Wisconsin’s Governor Scott Walker and his Republican minions are now trying to take away most collective bargaining rights from public employees (shrewdly excluding police, firefighters and state troopers). Other Midwestern states are moving in the same direction. The purported objective is to help close the state’s $3.6 billion budget deficit. Most states have a budget deficit these days. Wisconsin’s is by no means the worst.

We propose a much better plan, one that would keep public workers from demonstrating and still satisfy the Republican governor and his supporters:

Wisconsin has about 30,000 households making over $1 million a year (It also has 100,000 millionaires, measured by NET WORTH). (Source: Wealth, Income and Power by Sociology Professor William Domhoff).

People who make over a million a year don't get taxed more than someone who makes $380,000. It's all the same to Uncle Sam, whether you earn $380,000 or $10 million, you get taxed at 35% max. Does that seem logical to you?

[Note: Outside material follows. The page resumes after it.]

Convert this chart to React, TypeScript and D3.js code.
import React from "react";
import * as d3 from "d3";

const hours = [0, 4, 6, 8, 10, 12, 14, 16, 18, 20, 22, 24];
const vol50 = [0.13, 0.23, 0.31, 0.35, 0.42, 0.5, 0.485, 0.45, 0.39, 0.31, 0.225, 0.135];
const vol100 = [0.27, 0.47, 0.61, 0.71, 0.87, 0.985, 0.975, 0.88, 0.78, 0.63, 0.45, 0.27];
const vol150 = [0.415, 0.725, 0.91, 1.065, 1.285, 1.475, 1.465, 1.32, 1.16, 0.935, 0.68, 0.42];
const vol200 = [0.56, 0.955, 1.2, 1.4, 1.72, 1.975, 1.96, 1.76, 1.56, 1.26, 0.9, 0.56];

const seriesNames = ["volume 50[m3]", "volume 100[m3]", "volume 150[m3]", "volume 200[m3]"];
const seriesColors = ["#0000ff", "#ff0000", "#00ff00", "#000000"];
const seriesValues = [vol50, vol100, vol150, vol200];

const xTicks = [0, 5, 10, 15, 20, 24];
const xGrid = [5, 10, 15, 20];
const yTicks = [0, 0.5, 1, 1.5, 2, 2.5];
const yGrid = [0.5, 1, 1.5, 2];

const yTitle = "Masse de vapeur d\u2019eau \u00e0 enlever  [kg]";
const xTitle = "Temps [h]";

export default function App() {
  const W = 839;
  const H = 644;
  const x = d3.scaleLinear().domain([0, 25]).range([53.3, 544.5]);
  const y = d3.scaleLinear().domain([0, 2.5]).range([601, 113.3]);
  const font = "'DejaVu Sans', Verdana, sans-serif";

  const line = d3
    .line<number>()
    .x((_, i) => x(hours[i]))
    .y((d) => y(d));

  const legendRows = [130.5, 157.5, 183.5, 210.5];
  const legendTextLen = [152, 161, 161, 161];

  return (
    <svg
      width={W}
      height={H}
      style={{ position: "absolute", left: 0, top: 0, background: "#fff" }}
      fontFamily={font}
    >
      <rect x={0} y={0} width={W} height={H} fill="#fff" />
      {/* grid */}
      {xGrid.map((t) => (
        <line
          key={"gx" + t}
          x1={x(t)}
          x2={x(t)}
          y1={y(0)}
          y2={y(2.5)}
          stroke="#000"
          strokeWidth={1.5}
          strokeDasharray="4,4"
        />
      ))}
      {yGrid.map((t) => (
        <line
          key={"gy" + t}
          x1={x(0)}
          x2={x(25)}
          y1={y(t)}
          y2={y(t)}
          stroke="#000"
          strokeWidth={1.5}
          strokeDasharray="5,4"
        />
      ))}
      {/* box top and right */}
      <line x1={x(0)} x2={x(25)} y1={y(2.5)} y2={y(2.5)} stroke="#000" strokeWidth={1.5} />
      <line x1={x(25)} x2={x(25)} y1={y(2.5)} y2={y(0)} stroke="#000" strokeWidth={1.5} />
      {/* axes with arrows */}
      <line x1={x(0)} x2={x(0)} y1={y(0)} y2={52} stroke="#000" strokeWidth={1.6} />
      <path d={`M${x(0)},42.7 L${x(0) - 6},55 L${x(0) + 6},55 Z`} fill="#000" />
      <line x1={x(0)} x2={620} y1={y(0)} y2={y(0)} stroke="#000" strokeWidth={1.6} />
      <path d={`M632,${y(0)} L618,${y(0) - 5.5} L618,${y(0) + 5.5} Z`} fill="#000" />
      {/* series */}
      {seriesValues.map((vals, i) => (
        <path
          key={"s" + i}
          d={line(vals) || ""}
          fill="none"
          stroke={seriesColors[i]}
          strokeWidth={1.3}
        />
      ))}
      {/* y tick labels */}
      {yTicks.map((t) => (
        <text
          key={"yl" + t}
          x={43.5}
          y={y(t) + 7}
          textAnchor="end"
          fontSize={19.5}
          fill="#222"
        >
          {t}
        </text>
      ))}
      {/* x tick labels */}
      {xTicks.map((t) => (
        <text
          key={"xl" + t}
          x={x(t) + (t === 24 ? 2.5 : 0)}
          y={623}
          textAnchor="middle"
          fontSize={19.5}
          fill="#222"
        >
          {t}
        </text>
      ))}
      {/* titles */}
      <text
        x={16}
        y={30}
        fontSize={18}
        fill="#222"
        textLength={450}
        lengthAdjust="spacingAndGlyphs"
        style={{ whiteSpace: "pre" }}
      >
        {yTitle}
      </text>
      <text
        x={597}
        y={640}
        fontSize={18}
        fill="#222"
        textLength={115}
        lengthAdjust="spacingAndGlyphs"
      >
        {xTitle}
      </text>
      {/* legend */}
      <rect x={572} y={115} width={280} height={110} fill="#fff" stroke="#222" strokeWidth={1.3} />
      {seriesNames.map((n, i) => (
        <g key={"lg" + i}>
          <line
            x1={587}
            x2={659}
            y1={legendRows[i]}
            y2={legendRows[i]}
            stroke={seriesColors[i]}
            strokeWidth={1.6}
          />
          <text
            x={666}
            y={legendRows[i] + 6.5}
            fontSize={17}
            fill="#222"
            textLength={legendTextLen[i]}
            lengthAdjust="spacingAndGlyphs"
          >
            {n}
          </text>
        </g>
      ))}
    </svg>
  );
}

In addition, most states also levy income taxes. For example, Wisconsin’s rates range from under 5% to nearly 7.75% of income over approximately $300,000.

Why not tax those who make over a million dollars a year a few percent more? Note that we are talking about INCOME, not just being a mere “millionaire,” which many of us approach by just owning a relatively nice house and a few investments.

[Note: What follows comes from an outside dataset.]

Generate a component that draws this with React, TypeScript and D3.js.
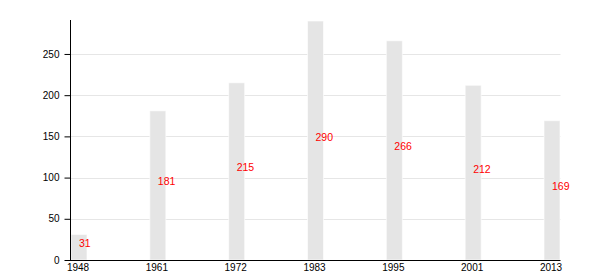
import React, { useEffect, useRef } from "react";
import * as d3 from "d3";

const years = ["1948", "1961", "1972", "1983", "1995", "2001", "2013"];
const population = [31, 181, 215, 290, 266, 212, 169];
const yTicks = [0, 50, 100, 150, 200, 250];

export default function App() {
  const ref = useRef<SVGSVGElement>(null);
  useEffect(() => {
    const svg = d3.select(ref.current);
    svg.selectAll("*").remove();
    const left = 70.5, right = 560.5, top = 20, bottom = 260;
    const barW = 16;
    const x = d3.scalePoint<string>().domain(years).range([left + 8.5, right - 8.5]);
    const y = d3.scaleLinear().domain([0, 290]).range([bottom, 21]);
    const font = "Liberation Sans, Arial, sans-serif";

    // grid
    svg.append("g").selectAll("line").data(yTicks.filter((t) => t > 0)).join("line")
      .attr("x1", left).attr("x2", right)
      .attr("y1", (d) => Math.round(y(d)) + 0.5).attr("y2", (d) => Math.round(y(d)) + 0.5)
      .attr("stroke", "#e6e6e6").attr("stroke-width", 1);

    // bars
    svg.append("g").selectAll("rect").data(population).join("rect")
      .attr("x", (_, i) => x(years[i])! - barW / 2)
      .attr("width", barW)
      .attr("y", (d) => y(d))
      .attr("height", (d) => bottom - y(d))
      .attr("fill", "#e5e5e5")
      .attr("stroke", "#fff").attr("stroke-width", 1).attr("stroke-opacity", 0.6);

    // value labels
    svg.append("g").selectAll("text").data(population).join("text")
      .attr("x", (_, i) => x(years[i])!)
      .attr("y", (d) => (y(d) + bottom) / 2)
      .attr("fill", "#ff0000")
      .attr("font-family", font).attr("font-size", 10.5)
      .text((d) => d);

    // y axis
    const ya = svg.append("g").attr("transform", `translate(${left},0)`)
      .call(d3.axisLeft(y).tickValues(yTicks).tickSize(6).tickPadding(5).tickSizeOuter(0));
    ya.select(".domain").attr("stroke", "#000").attr("d", `M0.5,${top}V${bottom}`).attr("transform", "translate(-0.5,0)");
    ya.selectAll("text").attr("font-family", font).attr("font-size", 10).attr("fill", "#000");
    ya.selectAll("line").attr("stroke", "#000");

    // x axis
    const xa = svg.append("g").attr("transform", `translate(0,${bottom})`)
      .call(d3.axisBottom(x).tickSize(0).tickPadding(4).tickSizeOuter(0));
    xa.select(".domain").attr("stroke", "#000").attr("d", `M${left - 0.5},0.5H${right}`);
    xa.selectAll("text").attr("font-family", font).attr("font-size", 10).attr("fill", "#000")
      .attr("dx", -1.5);
  }, []);
  return (
    <svg ref={ref} width={600} height={280}
      style={{ position: "absolute", left: 0, top: 0, background: "#fff" }} />
  );
}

If 30,000 Wisconsinites would each pay 5% more on each million they make, this would yield $1.5 billion on just their first million! Add to this a 5% tax on the additional millions earned by the super-rich, and presto, your budget deficit is gone. End of story. All these people need to do is forego a few trips to the Bahamas.

You may say that we are mixing apples and oranges - state and federal taxes - and that we are proposing to raise federal taxes to remedy state deficits. But how revenue is increased is irrelevant. There are plenty of mechanisms for the different levels of government to share revenue with each other. The federal government already rebates billions to the states all the time.

We can hear you say: 'Oh, that reeks of socialism. That's not what America is about'. Really? Did you know that in Holland the highest tax rate is 52%? Compare that to the highest bracket of 35% in America, which only kicks in if you make more than $380 thousand! And of course, they also have additional levels of taxation over there, just as we do.

This brilliant plan would not only solve many states' budget deficits, but it would also make this country more equal. On this list of countries by income equality, you can see where America ranks on the 'Gini index'. The Gini index is a measure of income inequality. A country that scores 0.0 on the Gini scale has perfect equality in income distribution. A score of 100 indicates total inequality where only one person corners all the income.

The most equal countries on the list are Denmark and Japan. Holland ranks fairly high in terms of equality. America, as you can see, ranks about the same as some very underdeveloped countries in Africa, like Sierra Leone and Senegal. We are not suggesting bringing back proscriptions. This was the method used by Roman dictator Sulla and emperors such as Julius Caesar to solve their budget deficit. They declared a list of the richest citizens - many of them senators - to be criminals, chopped off their heads and appropriated ALL their assets. We don’t favor this method, even though our own average senator’s net worth is $14 million, and Congress’ total net worth is $2.5 billion. (Source:Your Senator Is (Probably) a Millionaire).

We suggest a more civilized form of redistribution (another taboo word in America, along with “socialism.”). Redistribution based on a more progressive and therefore more just tax system, one more similar to the one in Europe, Japan, Canada and the rest of the Western world.

What is so abominable about the current fiscal debate in this country is that there is a near consensus that the problem is just one thing, namely overspending at the public level. Anyone who dares to suggest that there are two sides to the issue - too much spending and insufficient revenue - gets tarred and feathered. So it’s open season on Unions, on teachers and on the entire public sector. No matter that spending by the states is already way, way down.

As a society, we are driving in the wrong lane, in the wrong direction. We are trying hard to emulate the enormous inequalities of banana republics. Not content to have a top tax rate of 35% for millionaires, the Republicans want to reduce the rate to 29%! The 2010 elections prove that the brainwashing of the public is now complete.